I appreciate all the replies, but I think I'm being mis-read here. I'm not advocating for standby switches or asserting that there's a problem they solve. I'm also not trying to make a decision about whether to put one in a build or not. I'm well aware that plenty of amps are built without standby switches and have no issues.
I'm trying to understand
WHY this set of circumstances is not a problem.
Got an example?
This one has 30uF on HT, 100uF on the bias.
https://el34world.com/charts/Schematics/files/Ampeg/Ampeg_g15_gemini_ii.pdf...the bias supply would have to be perhaps an order of magnitude larger than usual for that to be the case.
This one has 60uF for HT, 1000uF for the bias, and the bias supply has a 120k series resistor before the cap to make the RC constant even bigger.
https://el34world.com/charts/Schematics/files/Mesa_boogie/Boogie_subwayrocket.pdfConsider that a decade’s worth of production of Marshall 50W models wired the AC feed to the bias supply after the standby switch. So HT was applied to hot valves with, momentarily, zero bias.
It’s appallingly bad design and the life of the output valves is surely affected, but the valves don’t immediately explode, amps are still running like that 50 years later.
https://www.thetubestore.com/lib/thetubestore/schematics/Marshall/Marshall-JMP-Lead-50W-1987-Schematic.pdf
This is what I'm looking for. If I'm getting what you're saying, it's that there is an excess current condition in these situations, but for the length of time in question it doesn't matter, at least in the short term. Please let me know if I'm understanding you wrong.

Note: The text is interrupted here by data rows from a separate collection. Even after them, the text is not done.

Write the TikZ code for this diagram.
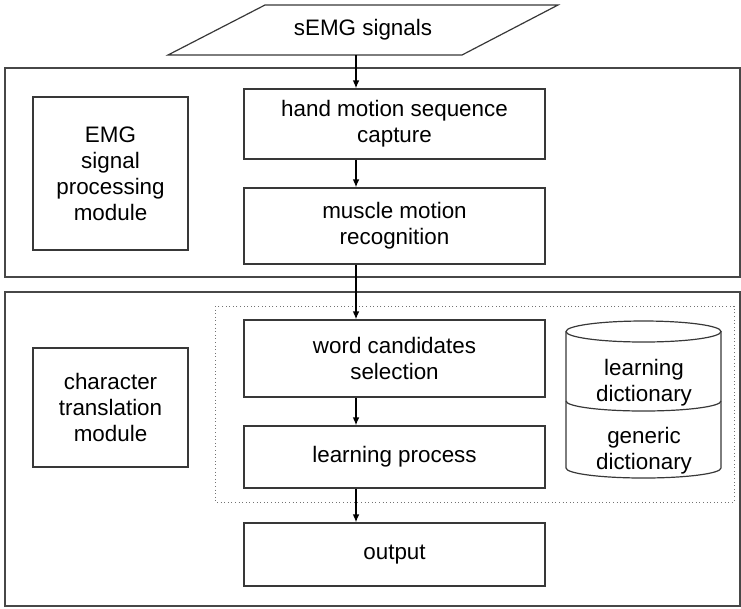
\documentclass[tikz,border=0pt]{standalone}
\usepackage{fontspec}
\setmainfont{Liberation Sans}
\usetikzlibrary{arrows.meta,positioning}

\begin{document}
\begin{tikzpicture}[
    x=0.75pt, y=0.75pt,
    line/.style={draw=black!78, line width=0.9pt},
    txt/.style={font=\fontsize{16.8}{19.5}\selectfont, align=center, inner sep=0pt},
    box/.style={line, txt, rectangle},
    stepbox/.style={box, minimum width=225.75pt},
    modbox/.style={box, minimum width=116.25pt},
    frame/.style={draw=black!72, line width=1pt},
    arrow/.style={-{Latex[length=6pt,width=5pt]}, line width=1.1pt}
]
\useasboundingbox (0,0) rectangle (741,-608);

% Module frames
\draw[frame] (5,-68) rectangle (740,-277);
\draw[frame] (5,-292) rectangle (740,-606);
\draw[dotted, draw=black!55, line width=0.7pt] (215,-306) rectangle (734,-502);

% Input
\draw[line] (168,-55) -- (462,-55) -- (558,-5) -- (265,-5) -- cycle;
\node[txt, minimum height=37.5pt] (signals) at (363,-30) {sEMG signals};

% EMG signal processing
\node[modbox, minimum height=114.75pt] (emgmod) at (110.5,-173.5) {EMG\\signal\\processing\\module};
\node[stepbox, minimum height=52.5pt] (capture) at (394.5,-124) {hand motion sequence\\capture};
\node[stepbox, minimum height=57pt] (recog) at (394.5,-226) {muscle motion\\recognition};

% Character translation
\node[modbox, minimum height=89.25pt] (transmod) at (110.5,-407.5) {character\\translation\\module};
\node[stepbox, minimum height=57.75pt] (select) at (394.5,-358.5) {word candidates\\selection};
\node[stepbox, minimum height=46.5pt] (learn) at (394.5,-457) {learning process};
\node[stepbox, minimum height=47.25pt] (output) at (394.5,-554.5) {output};

% Dictionary
\draw[line] (643.5,-331.5) ellipse [x radius=77.5, y radius=10.5];
\draw[line] (566,-331.5) -- (566,-468) arc[start angle=180, end angle=360, x radius=77.5, y radius=10] -- (721,-331.5);
\draw[line] (566,-401) arc[start angle=180, end angle=360, x radius=77.5, y radius=10];
\node[txt] (learndict) at (644,-383) {learning\\dictionary};
\node[txt] (genericdict) at (644,-451) {generic\\dictionary};

% Flow
\coordinate (spine) at (356,0);
\draw[arrow] (signals.south -| spine) -- (capture.north -| spine);
\draw[arrow] (capture.south -| spine) -- (recog.north -| spine);
\draw[arrow] (recog.south -| spine) -- (select.north -| spine);
\draw[arrow] (select.south -| spine) -- (learn.north -| spine);
\draw[arrow] (learn.south -| spine) -- (output.north -| spine);

\end{tikzpicture}
\end{document}
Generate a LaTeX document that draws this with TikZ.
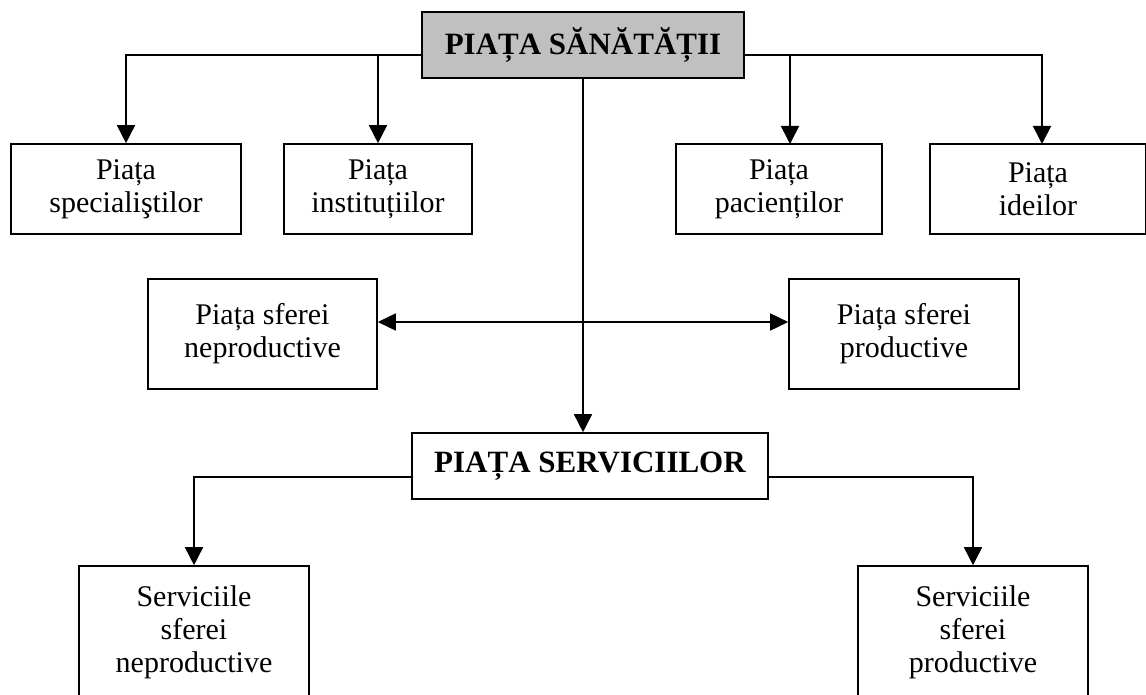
\documentclass[tikz,border=0pt]{standalone}
\usepackage{fontspec}
\setmainfont{Liberation Serif}
\usetikzlibrary{arrows.meta}
\definecolor{boxgray}{RGB}{192,192,192}
\tikzset{
  box/.style={draw, line width=1.6pt, align=center, inner sep=0pt,
    font=\fontsize{30}{33}\selectfont},
  titlebox/.style={box, font=\fontsize{31}{34}\selectfont\bfseries},
  conn/.style={line width=1.6pt},
  arr/.style={conn, -{Triangle[length=18pt,width=18pt]}},
  darr/.style={conn, {Triangle[length=18pt,width=17pt]}-{Triangle[length=18pt,width=17pt]}}
}
\begin{document}
\begin{tikzpicture}[x=1pt,y=-1pt]
\useasboundingbox (0,0) rectangle (1146,695);
% nodes
\node[titlebox, fill=boxgray, minimum width=322pt, minimum height=66pt] (top) at (583,45) {PIAȚA SĂNĂTĂȚII};
\node[box, minimum width=230pt, minimum height=90pt] (b1) at (126,189) {Piața\\specialiştilor};
\node[box, minimum width=188pt, minimum height=90pt] (b2) at (378,189) {Piața\\instituțiilor};
\node[box, minimum width=206pt, minimum height=90pt] (b3) at (779,189) {Piața\\pacienților};
\node[box, minimum width=216pt, minimum height=90pt] (b4) at (1038,189) {Piața\\ideilor};
\node[box, minimum width=229pt, minimum height=110pt] (m1) at (262.5,334) {Piața sferei\\neproductive};
\node[box, minimum width=230pt, minimum height=110pt] (m2) at (904,334) {Piața sferei\\productive};
\node[titlebox, minimum width=356pt, minimum height=66pt] (svc) at (590,466) {PIAȚA SERVICIILOR};
\node[box, minimum width=230pt, minimum height=132pt] (s1) at (194,632) {Serviciile\\sferei\\neproductive};
\node[box, minimum width=230pt, minimum height=132pt] (s2) at (973,632) {Serviciile\\sferei\\productive};
% arrow targets
\coordinate (a3) at (790,144);
\coordinate (a4) at (1042,144);
% connectors
\draw[arr] ([yshift=-10pt]top.west) -| (b1.north);
\draw[arr] ([yshift=-10pt]top.west) -| (b2.north);
\draw[arr] ([yshift=-10pt]top.east) -| (a3);
\draw[arr] ([yshift=-10pt]top.east) -| (a4);
\draw[arr] (top.south) -- (top.south |- svc.north);
\draw[darr] ([yshift=12pt]m1.east) -- ([yshift=12pt]m2.west);
\draw[arr] ([yshift=-11pt]svc.west) -| (s1.north);
\draw[arr] ([yshift=-11pt]svc.east) -| (s2.north);
\end{tikzpicture}
\end{document}
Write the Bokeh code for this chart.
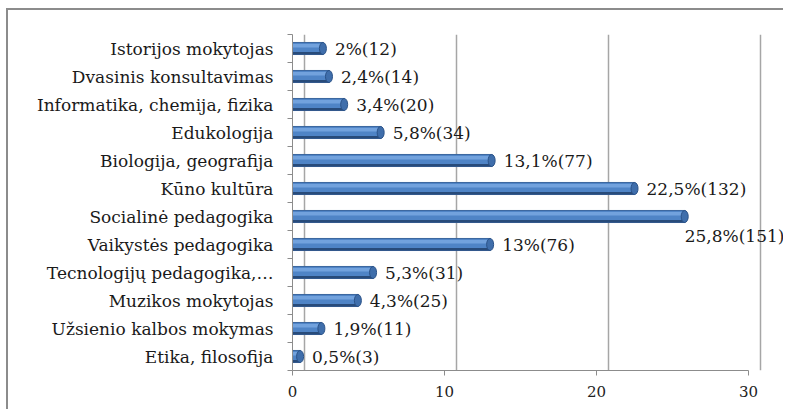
import numpy as np
from bokeh.plotting import figure
from bokeh.models import Range1d, FixedTicker, Grid, ColumnDataSource
from bokeh.transform import dodge
from bokeh.core.properties import value
from bokeh.embed import file_html
from bokeh.resources import INLINE

# ---- data (top to bottom) ----
categories = ["Istorijos mokytojas", "Dvasinis konsultavimas", "Informatika, chemija, fizika",
              "Edukologija", "Biologija, geografija", "Kūno kultūra", "Socialinė pedagogika",
              "Vaikystės pedagogika", "Tecnologijų pedagogika,…", "Muzikos mokytojas",
              "Užsienio kalbos mokymas", "Etika, filosofija"]
percents = [2, 2.4, 3.4, 5.8, 13.1, 22.5, 25.8, 13, 5.3, 4.3, 1.9, 0.5]
counts = [12, 14, 20, 34, 77, 132, 151, 76, 31, 25, 11, 3]
x_ticks = [0, 10, 20, 30]

labels = [f"{p:g}".replace(".", ",") + f"%({c})" for p, c in zip(percents, counts)]
ypos = list(range(len(categories)))

FONT = value("DejaVu Serif")
GREY = "#8c8c8c"
TXT = "#1a1a1a"

src = ColumnDataSource(dict(y=ypos, pct=percents, label=labels))
imax = int(np.argmax(percents))
rest = [i for i in ypos if i != imax]
src_lab = ColumnDataSource(dict(y=[ypos[i] for i in rest], pct=[percents[i] for i in rest],
                                label=[labels[i] for i in rest]))
src_max = ColumnDataSource(dict(y=[ypos[imax]], pct=[percents[imax]], label=[labels[imax]]))

p = figure(width=777, height=401, output_backend="svg", toolbar_location=None,
           x_range=Range1d(0, 32.43), y_range=Range1d(len(categories) - 0.5, -0.5),
           min_border_left=284, min_border_right=0, min_border_top=24, min_border_bottom=41)
p.margin = (8, 0, 0, 6)
p.styles = {"border-left": "2px solid #8c8c8c", "border-top": "2px solid #8c8c8c"}
p.outline_line_color = None
p.background_fill_color = "white"
p.border_fill_color = "white"

# back-wall grid (3D offset)
p.extra_x_ranges = {"back": Range1d(-0.8, 32.43 - 0.8)}
p.xgrid.visible = False
p.ygrid.visible = False
back_grid = Grid(dimension=0, ticker=FixedTicker(ticks=x_ticks), x_range_name="back",
                 grid_line_color="#a6a6a6", grid_line_width=1.5)
p.add_layout(back_grid)

# x axis
xa = p.xaxis[0]
xa.ticker = FixedTicker(ticks=x_ticks)
xa.bounds = (0, 30)
xa.axis_line_color = GREY
xa.major_tick_line_color = GREY
xa.major_tick_out = 5
xa.major_tick_in = 0
xa.minor_tick_line_color = None
xa.major_label_text_font = "DejaVu Serif"
xa.major_label_text_font_size = "15px"
xa.major_label_text_color = "#222222"
xa.major_label_standoff = 10

# y axis
ya = p.yaxis[0]
ya.ticker = FixedTicker(ticks=ypos, minor_ticks=[i - 0.5 for i in range(len(categories) + 1)])
ya.major_label_overrides = {i: c for i, c in zip(ypos, categories)}
ya.axis_line_color = GREY
ya.major_tick_line_color = None
ya.major_tick_out = 0
ya.major_tick_in = 0
ya.minor_tick_line_color = GREY
ya.minor_tick_out = 5
ya.minor_tick_in = 0
ya.major_label_text_font = "DejaVu Serif"
ya.major_label_text_font_size = "17px"
ya.major_label_text_color = TXT
ya.major_label_standoff = 14

# bars (cylinder look)
p.hbar(y="y", left=0, right="pct", height=0.43, source=src,
       fill_color="#4f84c6", line_color="#3a659e", line_width=1)
p.hbar(y=dodge("y", -0.1, range=p.y_range), left=0, right="pct", height=0.12, source=src,
       fill_color="#72a2dd", line_color=None)
p.hbar(y=dodge("y", 0.17, range=p.y_range), left=0, right="pct", height=0.09, source=src,
       fill_color="#284b7a", line_color=None)
p.ellipse(x="pct", y="y", width=7, width_units="screen", height=0.43, source=src,
          fill_color="#3f6eab", line_color="#2a5288", line_width=1)

# value labels
p.text(x="pct", y="y", text="label", source=src_lab, x_offset=12, text_baseline="middle",
       text_align="left", text_font=FONT, text_font_size="17px", text_color=TXT)
p.text(x="pct", y="y", text="label", source=src_max, x_offset=0, y_offset=19,
       text_baseline="middle", text_align="left", text_font=FONT, text_font_size="17px",
       text_color=TXT)

open("out.html", "w").write(file_html(p, INLINE))
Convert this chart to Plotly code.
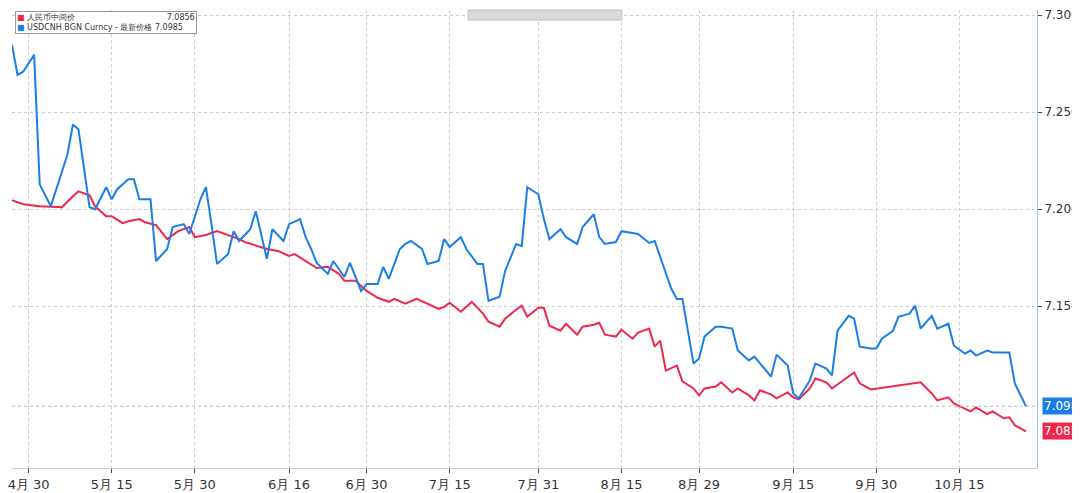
import datetime as dt
import plotly.graph_objects as go

START = dt.date(2025, 4, 27)

blue_days = [0, 1, 2, 4, 5, 7, 8, 10, 11, 12, 14, 15, 17, 18, 19, 21, 22, 23, 25, 26, 28, 29, 31, 32, 34, 35, 36, 37,
             39, 40, 41, 43, 44, 46, 47, 49, 50, 52, 53, 54, 55, 57, 58, 60, 61, 63, 64, 66, 67, 68, 70, 71, 72, 74,
             75, 77, 78, 79, 81, 82, 84, 85, 86, 88, 89, 91, 92, 93, 95, 96, 97, 99, 100, 102, 103, 105, 106, 107,
             109, 110, 112, 113, 115, 116, 117, 119, 120, 121, 123, 124, 125, 127, 128, 130, 131, 133, 134, 135,
             137, 138, 140, 141, 142, 144, 145, 147, 148, 149, 151, 152, 153, 155, 156, 157, 159, 160, 162, 163,
             164, 166, 167, 169, 170, 172, 173, 174, 176, 177, 179, 180, 181, 183]
blue_vals = [7.2846, 7.2692, 7.2708, 7.2795, 7.2128, 7.2015, 7.2103, 7.2282, 7.2436, 7.2410, 7.2010, 7.2000,
             7.2113, 7.2051, 7.2103, 7.2154, 7.2154, 7.2051, 7.2051, 7.1733, 7.1795, 7.1908, 7.1923, 7.1872,
             7.2051, 7.2113, 7.1923, 7.1718, 7.1769, 7.1887, 7.1836, 7.1897, 7.1990, 7.1744, 7.1897, 7.1836,
             7.1923, 7.1949, 7.1856, 7.1795, 7.1723, 7.1667, 7.1733, 7.1651, 7.1723, 7.1579, 7.1615, 7.1615,
             7.1703, 7.1641, 7.1795, 7.1821, 7.1836, 7.1795, 7.1718, 7.1733, 7.1846, 7.1805, 7.1856, 7.1795,
             7.1718, 7.1718, 7.1528, 7.1549, 7.1682, 7.1821, 7.1810, 7.2113, 7.2077, 7.1949, 7.1846, 7.1897,
             7.1856, 7.1821, 7.1908, 7.1974, 7.1856, 7.1821, 7.1831, 7.1887, 7.1877, 7.1872, 7.1826, 7.1836,
             7.1754, 7.1590, 7.1538, 7.1538, 7.1205, 7.1231, 7.1344, 7.1395, 7.1395, 7.1385, 7.1272, 7.1221,
             7.1241, 7.1205, 7.1138, 7.1251, 7.1195, 7.1051, 7.1026, 7.1118, 7.1205, 7.1179, 7.1144, 7.1374,
             7.1451, 7.1436, 7.1292, 7.1282, 7.1282, 7.1333, 7.1374, 7.1446, 7.1462, 7.1503, 7.1385, 7.1451,
             7.1385, 7.1410, 7.1297, 7.1256, 7.1272, 7.1246, 7.1272, 7.1262, 7.1262, 7.1262, 7.1103, 7.0985]

red_days = [0, 2, 5, 9, 11, 12, 14, 15, 17, 18, 20, 21, 23, 24, 26, 28, 30, 32, 33, 35, 37, 39, 41, 42, 44, 46,
            48, 50, 51, 53, 55, 57, 59, 60, 62, 64, 66, 68, 69, 71, 73, 75, 77, 78, 79, 81, 82, 83, 85, 86, 88,
            89, 91, 92, 93, 95, 96, 97, 99, 100, 102, 103, 105, 106, 107, 109, 110, 112, 113, 115, 116, 117, 118,
            120, 121, 123, 124, 125, 127, 128, 130, 131, 133, 134, 135, 137, 138, 140, 141, 142, 144, 145, 147,
            148, 149, 151, 152, 153, 155, 164, 166, 167, 169, 170, 172, 173, 174, 176, 177, 179, 180, 181, 183]
red_vals = [7.2046, 7.2026, 7.2015, 7.2010, 7.2067, 7.2092, 7.2072, 7.2015, 7.1964, 7.1964, 7.1928, 7.1938,
            7.1949, 7.1933, 7.1918, 7.1846, 7.1887, 7.1908, 7.1856, 7.1867, 7.1887, 7.1867, 7.1846, 7.1831,
            7.1815, 7.1795, 7.1785, 7.1759, 7.1769, 7.1733, 7.1697, 7.1703, 7.1667, 7.1631, 7.1631, 7.1579,
            7.1544, 7.1523, 7.1538, 7.1513, 7.1538, 7.1513, 7.1487, 7.1497, 7.1518, 7.1472, 7.1497, 7.1523,
            7.1462, 7.1421, 7.1395, 7.1436, 7.1482, 7.1503, 7.1446, 7.1492, 7.1492, 7.1400, 7.1374, 7.1410,
            7.1354, 7.1395, 7.1405, 7.1415, 7.1354, 7.1344, 7.1379, 7.1333, 7.1364, 7.1385, 7.1292, 7.1323,
            7.1169, 7.1195, 7.1113, 7.1077, 7.1041, 7.1077, 7.1087, 7.1108, 7.1056, 7.1077, 7.1041, 7.1015,
            7.1067, 7.1046, 7.1026, 7.1056, 7.1031, 7.1021, 7.1077, 7.1128, 7.1108, 7.1077, 7.1097, 7.1138,
            7.1159, 7.1103, 7.1072, 7.1108, 7.1051, 7.1015, 7.1031, 7.1000, 7.0974, 7.0959, 7.0979, 7.0944,
            7.0959, 7.0923, 7.0928, 7.0887, 7.0856]

tick_dates = ["2025-04-30", "2025-05-15", "2025-05-30", "2025-06-16", "2025-06-30", "2025-07-15",
              "2025-07-31", "2025-08-15", "2025-08-29", "2025-09-15", "2025-09-30", "2025-10-15"]
tick_text = ["4月 30", "5月 15", "5月 30", "6月 16", "6月 30", "7月 15",
             "7月 31", "8月 15", "8月 29", "9月 15", "9月 30", "10月 15"]
y_ticks = [7.30, 7.25, 7.20, 7.15]
y_text = ["7.3000", "7.2500", "7.2000", "7.1500"]

RED = "#f0274d"
BLUE = "#1a7ee8"

bx = [START + dt.timedelta(days=d) for d in blue_days]
rx = [START + dt.timedelta(days=d) for d in red_days]

fig = go.Figure()
fig.add_trace(go.Scatter(x=rx, y=red_vals, mode="lines", line=dict(color=RED, width=2), name="人民币中间价"))
fig.add_trace(go.Scatter(x=bx, y=blue_vals, mode="lines", line=dict(color=BLUE, width=2),
                         name="USDCNH BGN Curncy - 最新价格"))

fig.add_hline(y=blue_vals[-1], line=dict(color="#bbbbbb", width=1, dash="dot"))

for val, col in [(blue_vals[-1], BLUE), (red_vals[-1], RED)]:
    fig.add_annotation(x=1.0, xref="paper", y=val, yref="y", text=f"{val:.4f}", showarrow=False,
                       xanchor="left", xshift=5, bgcolor=col, font=dict(color="white", size=12, family="DejaVu Sans"),
                       borderpad=1)

# legend box
fig.add_annotation(x=0.003, y=0.997, xref="paper", yref="paper", xanchor="left", yanchor="top", showarrow=False,
                   align="left", bgcolor="white", bordercolor="#999999", borderwidth=1, borderpad=1,
                   font=dict(size=8, family="DejaVu Sans", color="#333333"),
                   text=f"<span style='color:{RED}'>■</span> 人民币中间价{'&nbsp;' * 36}{red_vals[-1]:.4f}<br>"
                        f"<span style='color:{BLUE}'>■</span> USDCNH BGN Curncy - 最新价格 {blue_vals[-1]:.4f}")
fig.add_annotation(x="2025-07-31", y=-0.045, xref="x", yref="paper", yanchor="top", text="2025",
                   showarrow=False, font=dict(size=13, color="#333333"))
fig.add_shape(type="rect", xref="paper", yref="paper", x0=0.445, x1=0.595, y0=0.978, y1=1.0,
              fillcolor="#d9d9d9", line=dict(color="#c0c0c0", width=1))

fig.update_layout(
    width=1080, height=493, showlegend=False,
    paper_bgcolor="white", plot_bgcolor="white",
    margin=dict(l=0, r=51, t=0, b=33),
    font=dict(family="DejaVu Sans", color="#333333", size=13),
    xaxis=dict(range=[START, START + dt.timedelta(days=185.4)], tickvals=tick_dates, ticktext=tick_text,
               ticklabeloverflow="allow",
               showgrid=True, gridcolor="#cccccc", griddash="dot", ticks="outside", ticklen=4,
               showline=True, linecolor="#cccccc", zeroline=False),
    yaxis=dict(side="right", range=[7.0667, 7.3026], tickvals=y_ticks, ticktext=y_text,
               ticklabeloverflow="allow", tickfont=dict(size=12),
               showgrid=True, gridcolor="#cccccc", griddash="dot", ticks="outside", ticklen=4,
               showline=True, linecolor="#9ac4ee", zeroline=False),
)

fig.write_html("out.html")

This set of circumstances might be less common than I thought. I happen to own these two amps and have looked at the schematics a lot, so I'm used to seeing large bias caps. I looked for Fender/Marshall examples and saw much smaller bias caps. Although, the 1987 link posted above shows a 220k resistor in series with the bias cap, so even with a smaller bias cap that's potentially a much larger RC constant than the HT filter.